### Task instructions
Pull every line holding the string "diagram" from the records below.

### Materials provided
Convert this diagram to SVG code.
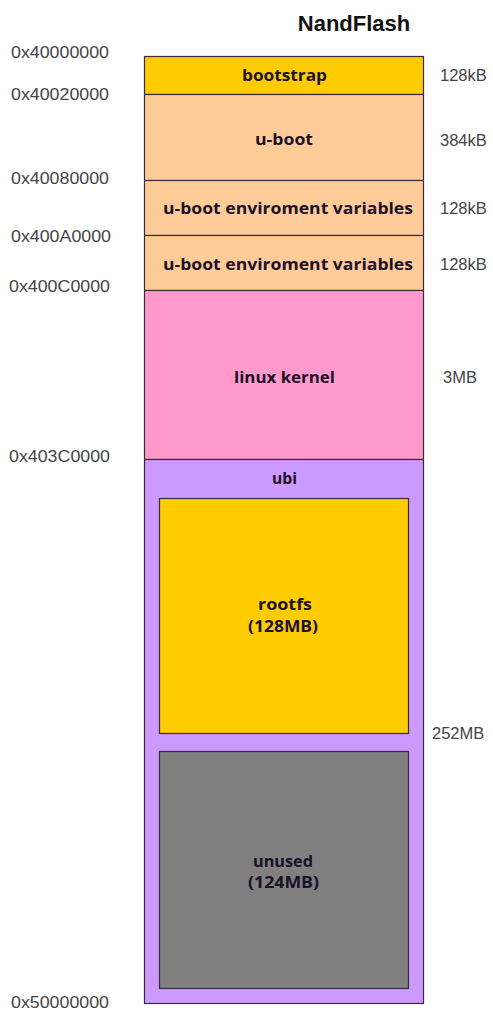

...

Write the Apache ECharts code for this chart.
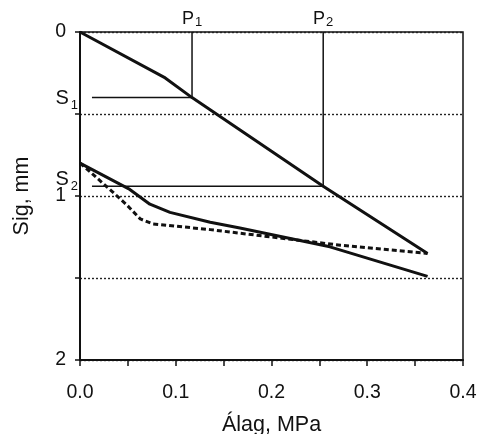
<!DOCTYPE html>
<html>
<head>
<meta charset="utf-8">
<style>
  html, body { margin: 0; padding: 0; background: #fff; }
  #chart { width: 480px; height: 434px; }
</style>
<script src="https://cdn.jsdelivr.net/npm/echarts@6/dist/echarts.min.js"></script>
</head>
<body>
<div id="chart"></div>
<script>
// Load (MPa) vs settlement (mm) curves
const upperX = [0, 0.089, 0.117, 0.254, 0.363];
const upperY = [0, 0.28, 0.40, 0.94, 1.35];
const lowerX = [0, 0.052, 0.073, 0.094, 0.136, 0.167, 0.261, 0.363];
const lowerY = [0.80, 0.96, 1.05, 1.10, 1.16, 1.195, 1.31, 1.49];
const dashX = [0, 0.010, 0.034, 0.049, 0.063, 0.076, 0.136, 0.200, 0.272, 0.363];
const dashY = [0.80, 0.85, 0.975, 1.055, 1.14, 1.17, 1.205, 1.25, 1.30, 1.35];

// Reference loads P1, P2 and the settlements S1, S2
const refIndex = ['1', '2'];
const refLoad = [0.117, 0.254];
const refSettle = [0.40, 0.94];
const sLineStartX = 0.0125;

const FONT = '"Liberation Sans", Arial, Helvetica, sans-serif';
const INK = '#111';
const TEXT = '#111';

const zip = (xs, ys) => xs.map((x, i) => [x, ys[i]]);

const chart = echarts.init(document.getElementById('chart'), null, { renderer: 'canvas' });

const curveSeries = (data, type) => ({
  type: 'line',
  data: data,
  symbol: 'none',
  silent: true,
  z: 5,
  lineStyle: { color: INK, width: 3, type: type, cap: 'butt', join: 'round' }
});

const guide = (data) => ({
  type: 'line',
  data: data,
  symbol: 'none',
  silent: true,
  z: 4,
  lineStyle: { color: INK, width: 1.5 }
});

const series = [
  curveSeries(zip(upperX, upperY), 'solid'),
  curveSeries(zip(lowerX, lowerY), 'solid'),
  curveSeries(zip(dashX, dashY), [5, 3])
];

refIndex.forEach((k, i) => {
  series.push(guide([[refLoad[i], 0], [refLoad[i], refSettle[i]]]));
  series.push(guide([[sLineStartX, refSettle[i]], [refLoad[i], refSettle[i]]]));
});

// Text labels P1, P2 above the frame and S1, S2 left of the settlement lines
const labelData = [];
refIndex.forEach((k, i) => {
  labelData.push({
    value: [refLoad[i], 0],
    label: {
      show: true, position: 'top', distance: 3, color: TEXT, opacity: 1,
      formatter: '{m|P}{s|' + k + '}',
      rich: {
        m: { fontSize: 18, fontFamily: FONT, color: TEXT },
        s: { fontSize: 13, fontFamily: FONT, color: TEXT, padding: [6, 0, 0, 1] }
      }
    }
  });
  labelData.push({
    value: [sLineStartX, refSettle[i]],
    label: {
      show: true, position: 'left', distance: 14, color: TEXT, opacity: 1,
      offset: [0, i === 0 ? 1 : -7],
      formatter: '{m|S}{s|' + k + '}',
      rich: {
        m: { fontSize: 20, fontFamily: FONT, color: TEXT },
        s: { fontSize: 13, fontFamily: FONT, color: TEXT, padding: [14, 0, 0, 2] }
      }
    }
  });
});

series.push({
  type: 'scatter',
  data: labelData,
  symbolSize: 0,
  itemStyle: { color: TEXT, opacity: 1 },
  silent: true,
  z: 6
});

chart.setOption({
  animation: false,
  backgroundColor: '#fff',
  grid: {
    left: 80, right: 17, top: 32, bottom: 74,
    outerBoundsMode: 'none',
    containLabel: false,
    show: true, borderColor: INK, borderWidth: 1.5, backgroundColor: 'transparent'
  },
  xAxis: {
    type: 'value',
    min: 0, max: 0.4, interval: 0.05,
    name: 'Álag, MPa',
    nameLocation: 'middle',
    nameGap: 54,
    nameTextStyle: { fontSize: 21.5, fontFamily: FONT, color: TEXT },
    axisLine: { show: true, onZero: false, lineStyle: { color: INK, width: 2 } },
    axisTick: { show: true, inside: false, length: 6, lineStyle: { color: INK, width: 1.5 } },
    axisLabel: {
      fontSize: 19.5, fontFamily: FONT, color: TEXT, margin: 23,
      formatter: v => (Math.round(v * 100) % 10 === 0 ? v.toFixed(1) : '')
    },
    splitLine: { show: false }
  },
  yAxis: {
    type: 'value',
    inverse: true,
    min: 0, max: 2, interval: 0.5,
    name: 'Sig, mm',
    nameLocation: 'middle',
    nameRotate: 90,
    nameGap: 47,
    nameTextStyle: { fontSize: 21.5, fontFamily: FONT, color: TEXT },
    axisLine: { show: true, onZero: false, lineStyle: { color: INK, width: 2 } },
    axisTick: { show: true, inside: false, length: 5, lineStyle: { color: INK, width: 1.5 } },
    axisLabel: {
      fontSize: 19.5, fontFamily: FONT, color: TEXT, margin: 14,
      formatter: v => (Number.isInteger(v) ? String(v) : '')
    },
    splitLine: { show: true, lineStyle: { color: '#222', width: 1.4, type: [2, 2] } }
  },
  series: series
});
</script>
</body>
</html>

==

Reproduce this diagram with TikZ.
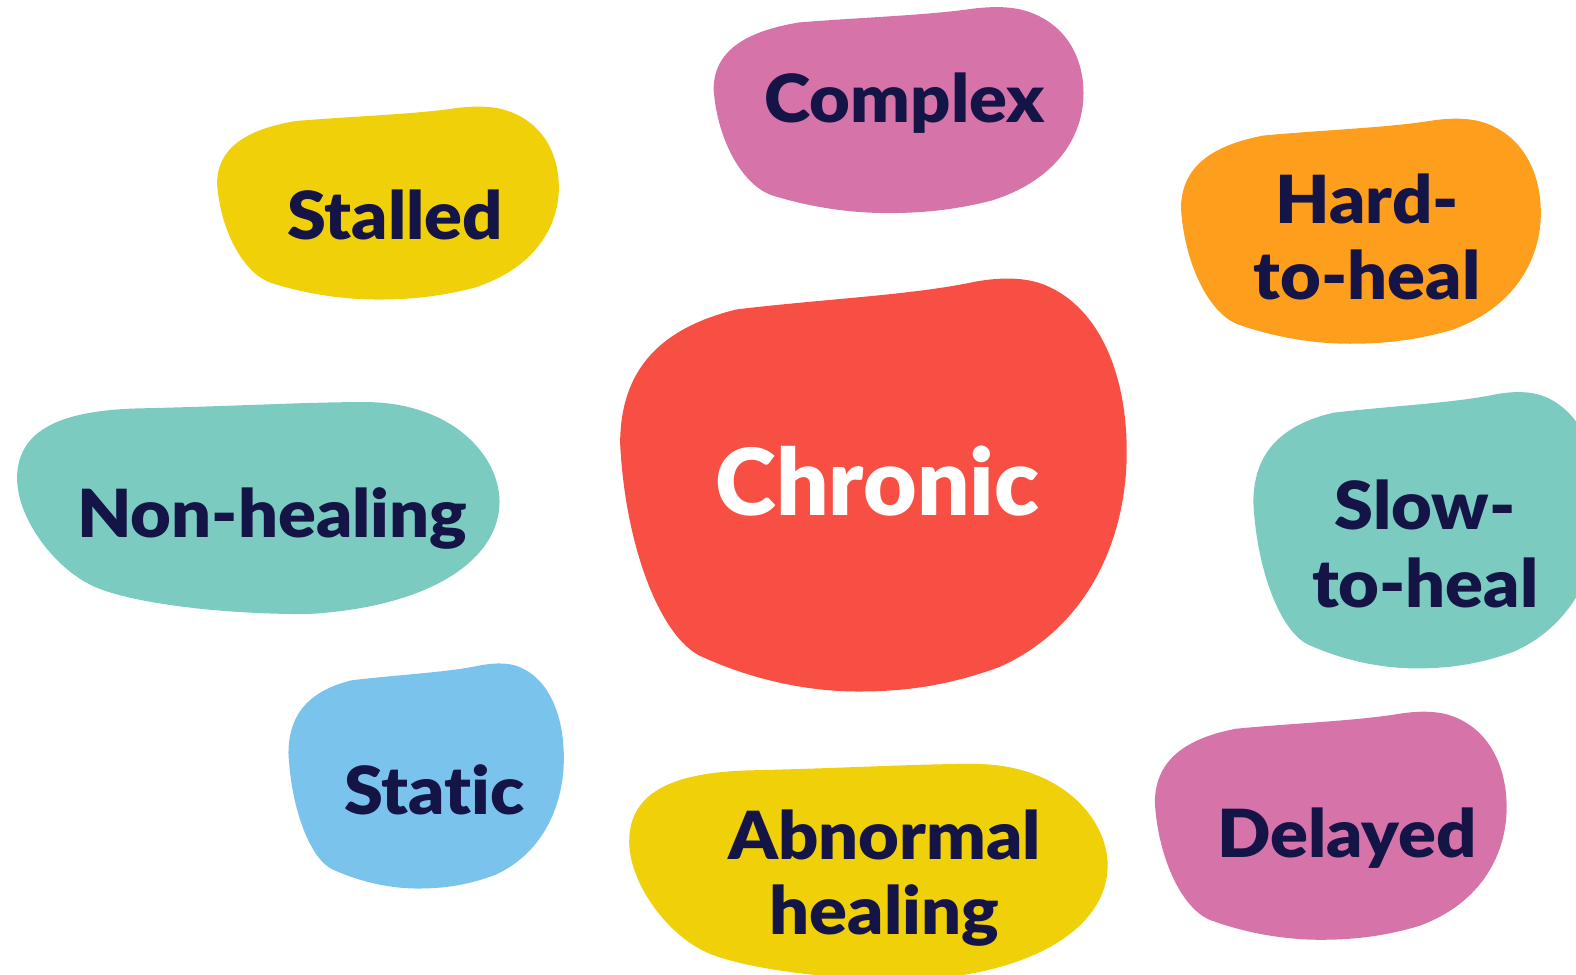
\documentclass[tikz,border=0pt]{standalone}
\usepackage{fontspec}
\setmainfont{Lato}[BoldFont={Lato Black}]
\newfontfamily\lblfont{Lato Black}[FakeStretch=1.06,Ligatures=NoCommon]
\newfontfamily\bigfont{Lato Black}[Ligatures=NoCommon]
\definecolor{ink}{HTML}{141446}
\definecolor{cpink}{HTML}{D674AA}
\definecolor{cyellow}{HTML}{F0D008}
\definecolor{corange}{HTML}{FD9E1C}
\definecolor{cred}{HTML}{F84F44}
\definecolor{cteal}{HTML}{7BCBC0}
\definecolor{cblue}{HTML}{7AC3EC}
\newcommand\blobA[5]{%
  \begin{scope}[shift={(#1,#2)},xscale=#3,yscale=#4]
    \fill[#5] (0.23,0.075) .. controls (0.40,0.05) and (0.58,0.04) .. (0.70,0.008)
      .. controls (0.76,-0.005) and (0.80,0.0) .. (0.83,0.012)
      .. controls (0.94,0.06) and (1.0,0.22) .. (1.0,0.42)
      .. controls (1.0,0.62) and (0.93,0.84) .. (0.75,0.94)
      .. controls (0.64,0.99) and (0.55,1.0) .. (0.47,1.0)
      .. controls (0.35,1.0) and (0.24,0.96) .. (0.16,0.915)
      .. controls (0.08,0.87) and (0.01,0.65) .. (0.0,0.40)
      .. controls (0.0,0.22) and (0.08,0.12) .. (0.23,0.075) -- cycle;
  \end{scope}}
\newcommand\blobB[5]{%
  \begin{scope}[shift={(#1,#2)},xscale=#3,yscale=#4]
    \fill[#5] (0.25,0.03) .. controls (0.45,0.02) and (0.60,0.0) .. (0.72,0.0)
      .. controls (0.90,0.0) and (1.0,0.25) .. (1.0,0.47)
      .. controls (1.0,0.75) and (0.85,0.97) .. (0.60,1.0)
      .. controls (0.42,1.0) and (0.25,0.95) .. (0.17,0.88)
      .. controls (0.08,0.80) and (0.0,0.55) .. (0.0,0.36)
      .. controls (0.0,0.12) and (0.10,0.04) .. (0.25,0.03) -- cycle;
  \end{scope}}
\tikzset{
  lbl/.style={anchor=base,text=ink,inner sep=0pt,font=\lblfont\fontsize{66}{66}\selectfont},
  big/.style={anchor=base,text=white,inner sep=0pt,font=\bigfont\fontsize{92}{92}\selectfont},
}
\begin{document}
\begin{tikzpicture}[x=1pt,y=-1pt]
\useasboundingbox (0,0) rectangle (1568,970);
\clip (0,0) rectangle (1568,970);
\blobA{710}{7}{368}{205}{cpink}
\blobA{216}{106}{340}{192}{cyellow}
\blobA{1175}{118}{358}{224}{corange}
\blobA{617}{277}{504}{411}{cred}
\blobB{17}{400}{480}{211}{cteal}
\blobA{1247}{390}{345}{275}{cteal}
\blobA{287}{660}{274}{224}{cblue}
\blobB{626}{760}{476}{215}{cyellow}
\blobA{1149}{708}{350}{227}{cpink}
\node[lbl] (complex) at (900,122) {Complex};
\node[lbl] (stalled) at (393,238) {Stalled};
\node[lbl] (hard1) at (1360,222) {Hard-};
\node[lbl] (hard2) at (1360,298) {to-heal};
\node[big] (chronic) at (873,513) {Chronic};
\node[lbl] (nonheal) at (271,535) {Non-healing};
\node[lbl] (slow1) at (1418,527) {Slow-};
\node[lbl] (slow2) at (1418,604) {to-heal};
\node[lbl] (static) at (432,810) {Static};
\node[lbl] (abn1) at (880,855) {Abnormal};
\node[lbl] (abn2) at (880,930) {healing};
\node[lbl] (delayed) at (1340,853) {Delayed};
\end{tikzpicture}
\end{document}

### Solved exercise
Convert this diagram to SVG code.
Reproduce this diagram with TikZ.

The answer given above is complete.